- **STATED EXERCISE**
Quote the data below in full, minus the images.
— Start DATA SHOWN —
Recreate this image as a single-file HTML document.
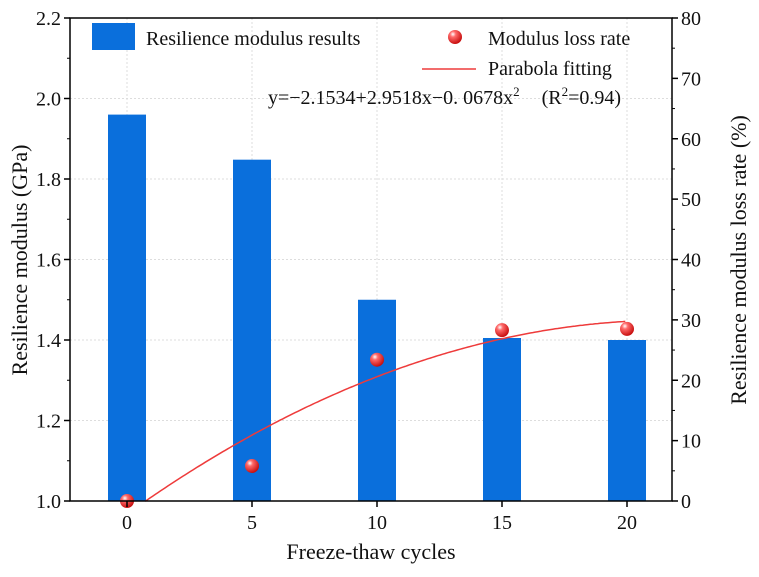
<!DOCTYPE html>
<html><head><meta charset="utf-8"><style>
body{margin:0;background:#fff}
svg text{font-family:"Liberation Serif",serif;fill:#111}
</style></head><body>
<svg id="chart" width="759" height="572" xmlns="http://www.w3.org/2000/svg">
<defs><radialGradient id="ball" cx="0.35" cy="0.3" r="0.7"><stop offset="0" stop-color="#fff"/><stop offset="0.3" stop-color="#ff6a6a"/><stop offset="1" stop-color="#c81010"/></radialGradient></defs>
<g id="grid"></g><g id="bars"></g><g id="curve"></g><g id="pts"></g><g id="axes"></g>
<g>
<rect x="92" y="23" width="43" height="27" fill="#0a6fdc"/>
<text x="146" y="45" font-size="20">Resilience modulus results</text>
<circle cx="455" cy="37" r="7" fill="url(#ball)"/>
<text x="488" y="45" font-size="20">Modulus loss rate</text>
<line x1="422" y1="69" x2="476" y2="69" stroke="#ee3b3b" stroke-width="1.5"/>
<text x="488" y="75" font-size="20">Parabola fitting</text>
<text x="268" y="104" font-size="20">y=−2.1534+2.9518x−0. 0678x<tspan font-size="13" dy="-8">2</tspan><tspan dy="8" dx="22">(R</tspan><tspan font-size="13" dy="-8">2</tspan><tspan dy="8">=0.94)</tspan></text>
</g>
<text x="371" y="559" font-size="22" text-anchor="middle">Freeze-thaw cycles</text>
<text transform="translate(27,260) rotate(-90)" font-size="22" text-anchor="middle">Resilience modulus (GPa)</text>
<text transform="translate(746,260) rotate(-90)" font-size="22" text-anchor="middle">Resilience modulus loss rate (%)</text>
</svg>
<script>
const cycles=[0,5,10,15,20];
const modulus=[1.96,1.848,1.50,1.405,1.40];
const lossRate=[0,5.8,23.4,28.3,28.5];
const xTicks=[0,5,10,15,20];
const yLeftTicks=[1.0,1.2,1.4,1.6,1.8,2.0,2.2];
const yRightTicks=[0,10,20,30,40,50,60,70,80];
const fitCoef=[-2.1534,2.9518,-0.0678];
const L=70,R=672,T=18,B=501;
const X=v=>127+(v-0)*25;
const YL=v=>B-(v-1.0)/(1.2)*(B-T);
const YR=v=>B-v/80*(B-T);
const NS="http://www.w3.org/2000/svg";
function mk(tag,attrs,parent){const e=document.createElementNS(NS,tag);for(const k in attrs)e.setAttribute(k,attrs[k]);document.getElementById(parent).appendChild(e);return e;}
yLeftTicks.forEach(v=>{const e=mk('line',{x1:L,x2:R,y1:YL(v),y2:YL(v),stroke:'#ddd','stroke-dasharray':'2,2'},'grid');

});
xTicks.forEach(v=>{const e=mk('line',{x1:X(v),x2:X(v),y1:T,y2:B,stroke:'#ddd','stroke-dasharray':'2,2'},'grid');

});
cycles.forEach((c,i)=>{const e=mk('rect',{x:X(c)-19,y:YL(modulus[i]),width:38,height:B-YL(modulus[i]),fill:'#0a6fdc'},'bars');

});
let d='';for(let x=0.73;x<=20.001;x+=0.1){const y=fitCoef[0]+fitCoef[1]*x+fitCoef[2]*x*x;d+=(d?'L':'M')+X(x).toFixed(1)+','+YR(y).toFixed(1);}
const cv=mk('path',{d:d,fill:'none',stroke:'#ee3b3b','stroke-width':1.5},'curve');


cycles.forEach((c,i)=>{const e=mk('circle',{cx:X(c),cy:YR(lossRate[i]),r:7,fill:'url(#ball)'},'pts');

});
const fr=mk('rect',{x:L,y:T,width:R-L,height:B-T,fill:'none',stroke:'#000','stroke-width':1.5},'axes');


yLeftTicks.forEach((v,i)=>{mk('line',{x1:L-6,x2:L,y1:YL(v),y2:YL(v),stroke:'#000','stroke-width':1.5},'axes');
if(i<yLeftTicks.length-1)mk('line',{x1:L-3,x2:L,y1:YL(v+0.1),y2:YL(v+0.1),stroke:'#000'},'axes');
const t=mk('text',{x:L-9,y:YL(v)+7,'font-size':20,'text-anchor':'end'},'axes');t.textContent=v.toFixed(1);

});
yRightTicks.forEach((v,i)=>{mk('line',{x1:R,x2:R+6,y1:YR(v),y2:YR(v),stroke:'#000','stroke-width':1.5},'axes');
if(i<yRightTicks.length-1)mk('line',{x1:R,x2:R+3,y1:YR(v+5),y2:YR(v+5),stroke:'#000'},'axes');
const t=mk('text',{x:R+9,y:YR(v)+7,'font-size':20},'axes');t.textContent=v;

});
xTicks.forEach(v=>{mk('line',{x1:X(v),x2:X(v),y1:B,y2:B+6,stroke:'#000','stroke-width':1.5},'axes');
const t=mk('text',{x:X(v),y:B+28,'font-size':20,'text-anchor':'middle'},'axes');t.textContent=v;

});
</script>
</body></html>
— End DATA SHOWN —
- **OUTPUT**
Recreate this image as a single-file HTML document.
<!DOCTYPE html>
<html><head><meta charset="utf-8"><style>
body{margin:0;background:#fff}
svg text{font-family:"Liberation Serif",serif;fill:#111}
</style></head><body>
<svg id="chart" width="759" height="572" xmlns="http://www.w3.org/2000/svg">
<defs><radialGradient id="ball" cx="0.35" cy="0.3" r="0.7"><stop offset="0" stop-color="#fff"/><stop offset="0.3" stop-color="#ff6a6a"/><stop offset="1" stop-color="#c81010"/></radialGradient></defs>
<g id="grid"></g><g id="bars"></g><g id="curve"></g><g id="pts"></g><g id="axes"></g>
<g>
<rect x="92" y="23" width="43" height="27" fill="#0a6fdc"/>
<text x="146" y="45" font-size="20">Resilience modulus results</text>
<circle cx="455" cy="37" r="7" fill="url(#ball)"/>
<text x="488" y="45" font-size="20">Modulus loss rate</text>
<line x1="422" y1="69" x2="476" y2="69" stroke="#ee3b3b" stroke-width="1.5"/>
<text x="488" y="75" font-size="20">Parabola fitting</text>
<text x="268" y="104" font-size="20">y=−2.1534+2.9518x−0. 0678x<tspan font-size="13" dy="-8">2</tspan><tspan dy="8" dx="22">(R</tspan><tspan font-size="13" dy="-8">2</tspan><tspan dy="8">=0.94)</tspan></text>
</g>
<text x="371" y="559" font-size="22" text-anchor="middle">Freeze-thaw cycles</text>
<text transform="translate(27,260) rotate(-90)" font-size="22" text-anchor="middle">Resilience modulus (GPa)</text>
<text transform="translate(746,260) rotate(-90)" font-size="22" text-anchor="middle">Resilience modulus loss rate (%)</text>
</svg>
<script>
const cycles=[0,5,10,15,20];
const modulus=[1.96,1.848,1.50,1.405,1.40];
const lossRate=[0,5.8,23.4,28.3,28.5];
const xTicks=[0,5,10,15,20];
const yLeftTicks=[1.0,1.2,1.4,1.6,1.8,2.0,2.2];
const yRightTicks=[0,10,20,30,40,50,60,70,80];
const fitCoef=[-2.1534,2.9518,-0.0678];
const L=70,R=672,T=18,B=501;
const X=v=>127+(v-0)*25;
const YL=v=>B-(v-1.0)/(1.2)*(B-T);
const YR=v=>B-v/80*(B-T);
const NS="http://www.w3.org/2000/svg";
function mk(tag,attrs,parent){const e=document.createElementNS(NS,tag);for(const k in attrs)e.setAttribute(k,attrs[k]);document.getElementById(parent).appendChild(e);return e;}
yLeftTicks.forEach(v=>{const e=mk('line',{x1:L,x2:R,y1:YL(v),y2:YL(v),stroke:'#ddd','stroke-dasharray':'2,2'},'grid');

});
xTicks.forEach(v=>{const e=mk('line',{x1:X(v),x2:X(v),y1:T,y2:B,stroke:'#ddd','stroke-dasharray':'2,2'},'grid');

});
cycles.forEach((c,i)=>{const e=mk('rect',{x:X(c)-19,y:YL(modulus[i]),width:38,height:B-YL(modulus[i]),fill:'#0a6fdc'},'bars');

});
let d='';for(let x=0.73;x<=20.001;x+=0.1){const y=fitCoef[0]+fitCoef[1]*x+fitCoef[2]*x*x;d+=(d?'L':'M')+X(x).toFixed(1)+','+YR(y).toFixed(1);}
const cv=mk('path',{d:d,fill:'none',stroke:'#ee3b3b','stroke-width':1.5},'curve');


cycles.forEach((c,i)=>{const e=mk('circle',{cx:X(c),cy:YR(lossRate[i]),r:7,fill:'url(#ball)'},'pts');

});
const fr=mk('rect',{x:L,y:T,width:R-L,height:B-T,fill:'none',stroke:'#000','stroke-width':1.5},'axes');


yLeftTicks.forEach((v,i)=>{mk('line',{x1:L-6,x2:L,y1:YL(v),y2:YL(v),stroke:'#000','stroke-width':1.5},'axes');
if(i<yLeftTicks.length-1)mk('line',{x1:L-3,x2:L,y1:YL(v+0.1),y2:YL(v+0.1),stroke:'#000'},'axes');
const t=mk('text',{x:L-9,y:YL(v)+7,'font-size':20,'text-anchor':'end'},'axes');t.textContent=v.toFixed(1);

});
yRightTicks.forEach((v,i)=>{mk('line',{x1:R,x2:R+6,y1:YR(v),y2:YR(v),stroke:'#000','stroke-width':1.5},'axes');
if(i<yRightTicks.length-1)mk('line',{x1:R,x2:R+3,y1:YR(v+5),y2:YR(v+5),stroke:'#000'},'axes');
const t=mk('text',{x:R+9,y:YR(v)+7,'font-size':20},'axes');t.textContent=v;

});
xTicks.forEach(v=>{mk('line',{x1:X(v),x2:X(v),y1:B,y2:B+6,stroke:'#000','stroke-width':1.5},'axes');
const t=mk('text',{x:X(v),y:B+28,'font-size':20,'text-anchor':'middle'},'axes');t.textContent=v;

});
</script>
</body></html>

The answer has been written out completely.